* **TASK DETAILS**:
Your task is to write out only the lines running from the line with "Convert this chart to Apache ECharts code." to the line with "10000, 11000, 12000]", both ends kept, with no images.

* **DATASET**:
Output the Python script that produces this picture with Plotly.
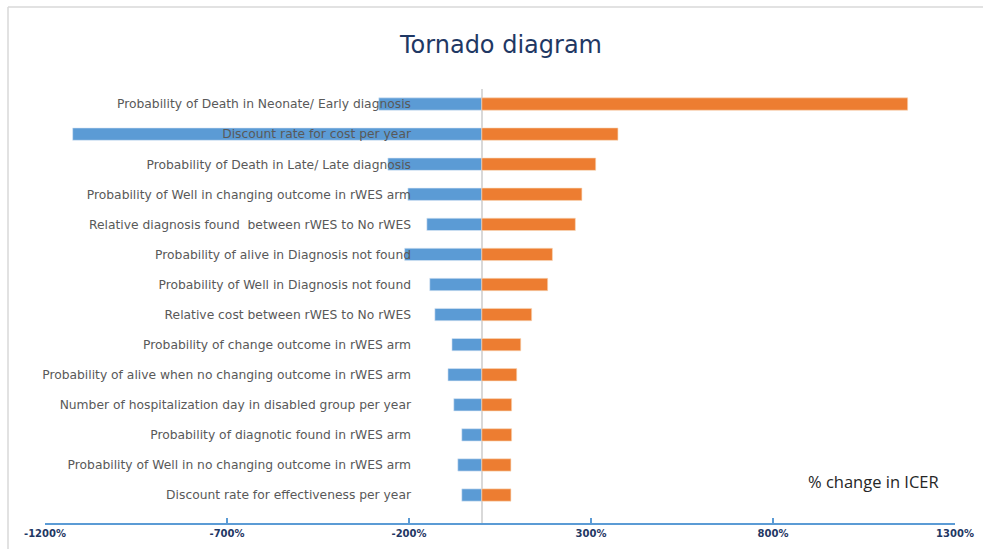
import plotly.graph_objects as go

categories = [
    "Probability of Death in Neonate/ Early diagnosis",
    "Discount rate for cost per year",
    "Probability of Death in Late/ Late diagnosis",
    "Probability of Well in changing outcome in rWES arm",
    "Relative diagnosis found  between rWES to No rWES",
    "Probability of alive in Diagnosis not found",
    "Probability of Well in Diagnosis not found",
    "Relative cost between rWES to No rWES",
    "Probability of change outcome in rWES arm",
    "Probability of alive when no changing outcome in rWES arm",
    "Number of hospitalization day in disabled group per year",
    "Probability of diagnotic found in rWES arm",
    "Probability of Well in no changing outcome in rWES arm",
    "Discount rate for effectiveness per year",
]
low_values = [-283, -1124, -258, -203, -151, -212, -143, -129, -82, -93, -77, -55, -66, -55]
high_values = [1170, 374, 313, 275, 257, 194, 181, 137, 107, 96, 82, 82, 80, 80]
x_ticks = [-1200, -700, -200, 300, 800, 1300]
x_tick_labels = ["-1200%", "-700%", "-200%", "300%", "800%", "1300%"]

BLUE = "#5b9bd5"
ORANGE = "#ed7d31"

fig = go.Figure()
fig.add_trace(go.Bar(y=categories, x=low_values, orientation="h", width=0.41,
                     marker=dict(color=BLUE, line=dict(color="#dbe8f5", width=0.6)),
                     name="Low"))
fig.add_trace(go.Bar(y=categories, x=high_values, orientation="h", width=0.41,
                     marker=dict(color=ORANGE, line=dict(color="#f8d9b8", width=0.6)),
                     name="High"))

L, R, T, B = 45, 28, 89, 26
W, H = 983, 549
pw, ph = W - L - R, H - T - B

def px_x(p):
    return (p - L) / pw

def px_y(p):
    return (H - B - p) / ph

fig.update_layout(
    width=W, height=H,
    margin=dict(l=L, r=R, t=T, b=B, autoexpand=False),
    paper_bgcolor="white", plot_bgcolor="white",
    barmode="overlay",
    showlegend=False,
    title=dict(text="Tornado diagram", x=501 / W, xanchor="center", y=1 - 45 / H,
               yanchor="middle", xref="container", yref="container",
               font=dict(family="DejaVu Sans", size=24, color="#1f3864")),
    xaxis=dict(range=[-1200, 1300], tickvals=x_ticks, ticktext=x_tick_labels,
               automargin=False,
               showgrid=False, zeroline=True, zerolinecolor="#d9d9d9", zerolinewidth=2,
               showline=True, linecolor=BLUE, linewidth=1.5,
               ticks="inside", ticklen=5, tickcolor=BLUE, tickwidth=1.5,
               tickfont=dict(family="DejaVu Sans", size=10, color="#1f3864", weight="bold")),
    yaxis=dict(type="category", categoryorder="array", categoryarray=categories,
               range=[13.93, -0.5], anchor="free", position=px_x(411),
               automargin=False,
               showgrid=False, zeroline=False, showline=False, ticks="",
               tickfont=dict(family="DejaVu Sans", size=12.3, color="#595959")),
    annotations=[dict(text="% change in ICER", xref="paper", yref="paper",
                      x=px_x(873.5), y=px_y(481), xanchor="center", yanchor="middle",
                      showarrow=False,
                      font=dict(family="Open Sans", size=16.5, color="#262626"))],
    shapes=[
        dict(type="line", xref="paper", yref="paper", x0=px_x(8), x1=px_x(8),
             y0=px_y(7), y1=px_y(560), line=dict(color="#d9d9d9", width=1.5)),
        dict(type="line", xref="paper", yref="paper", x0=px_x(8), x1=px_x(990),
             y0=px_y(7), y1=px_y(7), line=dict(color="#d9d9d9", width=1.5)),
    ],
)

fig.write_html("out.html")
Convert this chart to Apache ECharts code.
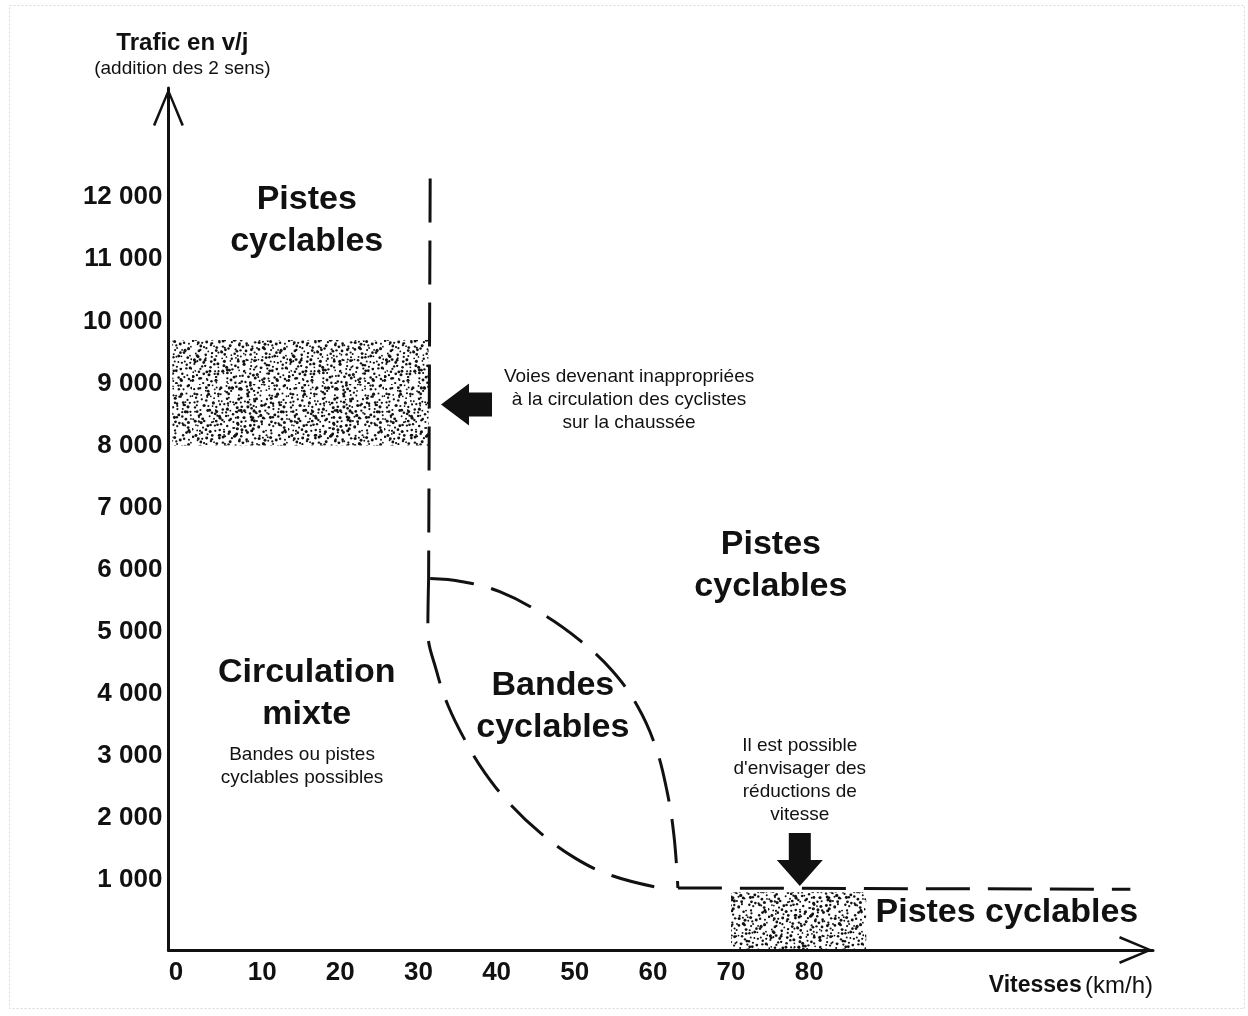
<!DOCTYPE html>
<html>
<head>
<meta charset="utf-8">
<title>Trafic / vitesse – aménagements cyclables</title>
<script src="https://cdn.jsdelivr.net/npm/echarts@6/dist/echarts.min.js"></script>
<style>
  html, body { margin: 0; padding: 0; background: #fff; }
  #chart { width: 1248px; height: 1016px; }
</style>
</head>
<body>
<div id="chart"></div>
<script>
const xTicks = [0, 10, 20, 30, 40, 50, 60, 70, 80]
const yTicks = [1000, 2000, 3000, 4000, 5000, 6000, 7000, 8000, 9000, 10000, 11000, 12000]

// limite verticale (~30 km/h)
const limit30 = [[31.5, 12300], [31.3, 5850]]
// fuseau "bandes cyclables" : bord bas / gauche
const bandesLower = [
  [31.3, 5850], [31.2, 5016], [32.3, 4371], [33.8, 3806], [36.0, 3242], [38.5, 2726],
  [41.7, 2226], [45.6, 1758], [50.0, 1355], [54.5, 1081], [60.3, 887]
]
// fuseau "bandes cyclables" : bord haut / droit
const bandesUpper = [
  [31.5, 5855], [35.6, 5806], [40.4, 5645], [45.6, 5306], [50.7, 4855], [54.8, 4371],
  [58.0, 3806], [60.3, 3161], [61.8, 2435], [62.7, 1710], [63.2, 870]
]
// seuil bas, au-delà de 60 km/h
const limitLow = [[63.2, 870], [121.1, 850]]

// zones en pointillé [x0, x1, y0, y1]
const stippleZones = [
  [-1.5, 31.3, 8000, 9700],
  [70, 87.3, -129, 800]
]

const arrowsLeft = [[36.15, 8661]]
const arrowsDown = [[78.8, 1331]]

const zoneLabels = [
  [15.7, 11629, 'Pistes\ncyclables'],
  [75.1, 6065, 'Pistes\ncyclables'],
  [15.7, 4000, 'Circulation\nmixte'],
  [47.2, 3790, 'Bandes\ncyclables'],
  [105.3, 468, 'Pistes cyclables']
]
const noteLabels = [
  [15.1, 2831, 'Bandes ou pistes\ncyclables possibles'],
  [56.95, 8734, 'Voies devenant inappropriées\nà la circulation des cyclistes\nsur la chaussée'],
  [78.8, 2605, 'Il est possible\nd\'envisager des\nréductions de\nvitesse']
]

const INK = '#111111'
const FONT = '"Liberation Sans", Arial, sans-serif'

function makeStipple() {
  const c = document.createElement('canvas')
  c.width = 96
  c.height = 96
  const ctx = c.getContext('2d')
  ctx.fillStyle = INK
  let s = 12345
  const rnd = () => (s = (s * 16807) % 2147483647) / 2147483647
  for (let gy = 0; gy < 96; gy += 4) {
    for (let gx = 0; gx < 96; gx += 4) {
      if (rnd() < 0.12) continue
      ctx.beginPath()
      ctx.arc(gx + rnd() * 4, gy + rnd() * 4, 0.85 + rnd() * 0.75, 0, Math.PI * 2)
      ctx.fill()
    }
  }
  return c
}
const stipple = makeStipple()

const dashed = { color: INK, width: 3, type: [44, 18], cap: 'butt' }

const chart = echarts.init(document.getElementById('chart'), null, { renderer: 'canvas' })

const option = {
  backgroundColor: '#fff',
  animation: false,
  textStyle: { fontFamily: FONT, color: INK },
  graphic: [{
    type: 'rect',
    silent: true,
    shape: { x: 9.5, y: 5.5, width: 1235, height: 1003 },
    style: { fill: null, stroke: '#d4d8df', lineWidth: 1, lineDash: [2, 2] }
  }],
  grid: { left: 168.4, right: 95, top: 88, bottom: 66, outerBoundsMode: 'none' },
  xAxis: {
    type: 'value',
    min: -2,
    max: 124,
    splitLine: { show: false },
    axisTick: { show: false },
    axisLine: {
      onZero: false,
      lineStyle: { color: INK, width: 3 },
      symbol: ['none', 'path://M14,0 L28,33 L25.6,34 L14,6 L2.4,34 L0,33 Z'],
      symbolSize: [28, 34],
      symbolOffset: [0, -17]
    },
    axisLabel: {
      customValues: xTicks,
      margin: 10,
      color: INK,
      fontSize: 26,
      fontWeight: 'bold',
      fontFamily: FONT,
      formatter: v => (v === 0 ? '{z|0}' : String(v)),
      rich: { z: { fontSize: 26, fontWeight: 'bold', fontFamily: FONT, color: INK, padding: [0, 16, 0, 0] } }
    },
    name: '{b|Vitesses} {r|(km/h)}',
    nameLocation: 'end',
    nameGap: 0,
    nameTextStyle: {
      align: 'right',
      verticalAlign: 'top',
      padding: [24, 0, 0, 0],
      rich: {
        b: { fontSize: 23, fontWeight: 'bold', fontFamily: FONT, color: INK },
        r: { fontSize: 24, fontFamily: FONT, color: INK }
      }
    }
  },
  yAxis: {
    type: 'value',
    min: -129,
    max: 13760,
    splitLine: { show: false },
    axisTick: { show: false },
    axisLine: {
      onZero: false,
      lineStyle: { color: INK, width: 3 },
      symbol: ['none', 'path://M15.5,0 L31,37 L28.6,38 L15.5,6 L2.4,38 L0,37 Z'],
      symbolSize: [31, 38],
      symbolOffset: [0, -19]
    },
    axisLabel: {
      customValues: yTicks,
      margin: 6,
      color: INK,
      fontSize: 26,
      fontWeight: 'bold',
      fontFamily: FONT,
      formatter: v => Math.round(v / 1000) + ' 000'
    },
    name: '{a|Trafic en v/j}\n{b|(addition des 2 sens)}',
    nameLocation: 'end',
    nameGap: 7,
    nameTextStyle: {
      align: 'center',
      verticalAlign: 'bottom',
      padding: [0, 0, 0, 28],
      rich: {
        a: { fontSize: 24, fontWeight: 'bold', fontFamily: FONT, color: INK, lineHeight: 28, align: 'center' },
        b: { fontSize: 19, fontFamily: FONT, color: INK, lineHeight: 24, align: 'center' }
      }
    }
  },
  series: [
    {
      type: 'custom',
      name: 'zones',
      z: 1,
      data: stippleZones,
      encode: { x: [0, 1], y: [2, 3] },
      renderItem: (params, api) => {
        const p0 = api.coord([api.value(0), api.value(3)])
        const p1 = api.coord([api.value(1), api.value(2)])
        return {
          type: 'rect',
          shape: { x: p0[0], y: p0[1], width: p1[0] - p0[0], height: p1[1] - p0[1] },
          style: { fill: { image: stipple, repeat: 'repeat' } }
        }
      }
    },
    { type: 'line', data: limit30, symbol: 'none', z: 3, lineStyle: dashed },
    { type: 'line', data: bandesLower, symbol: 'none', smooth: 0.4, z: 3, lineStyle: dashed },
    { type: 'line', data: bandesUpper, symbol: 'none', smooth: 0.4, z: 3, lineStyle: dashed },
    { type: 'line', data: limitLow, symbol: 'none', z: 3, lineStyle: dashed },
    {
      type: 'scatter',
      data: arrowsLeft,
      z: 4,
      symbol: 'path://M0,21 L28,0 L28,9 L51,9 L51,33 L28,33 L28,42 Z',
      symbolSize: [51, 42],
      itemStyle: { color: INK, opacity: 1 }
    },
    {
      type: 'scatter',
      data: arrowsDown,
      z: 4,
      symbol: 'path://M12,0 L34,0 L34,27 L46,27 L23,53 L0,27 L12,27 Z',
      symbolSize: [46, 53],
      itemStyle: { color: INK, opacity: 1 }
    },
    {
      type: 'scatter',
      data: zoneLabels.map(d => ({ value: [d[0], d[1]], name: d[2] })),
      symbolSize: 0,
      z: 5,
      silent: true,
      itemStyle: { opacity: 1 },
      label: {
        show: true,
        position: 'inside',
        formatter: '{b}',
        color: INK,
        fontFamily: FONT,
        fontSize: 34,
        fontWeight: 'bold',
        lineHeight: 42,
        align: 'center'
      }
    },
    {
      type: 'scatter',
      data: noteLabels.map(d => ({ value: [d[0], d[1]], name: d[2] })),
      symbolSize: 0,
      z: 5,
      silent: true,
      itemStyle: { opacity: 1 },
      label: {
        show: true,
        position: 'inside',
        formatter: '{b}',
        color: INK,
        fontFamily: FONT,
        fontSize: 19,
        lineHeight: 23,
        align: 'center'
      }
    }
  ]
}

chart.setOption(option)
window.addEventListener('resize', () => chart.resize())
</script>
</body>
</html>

* **RESPONSE**:
Convert this chart to Apache ECharts code.
<!DOCTYPE html>
<html>
<head>
<meta charset="utf-8">
<title>Trafic / vitesse – aménagements cyclables</title>
<script src="https://cdn.jsdelivr.net/npm/echarts@6/dist/echarts.min.js"></script>
<style>
  html, body { margin: 0; padding: 0; background: #fff; }
  #chart { width: 1248px; height: 1016px; }
</style>
</head>
<body>
<div id="chart"></div>
<script>
const xTicks = [0, 10, 20, 30, 40, 50, 60, 70, 80]
const yTicks = [1000, 2000, 3000, 4000, 5000, 6000, 7000, 8000, 9000, 10000, 11000, 12000]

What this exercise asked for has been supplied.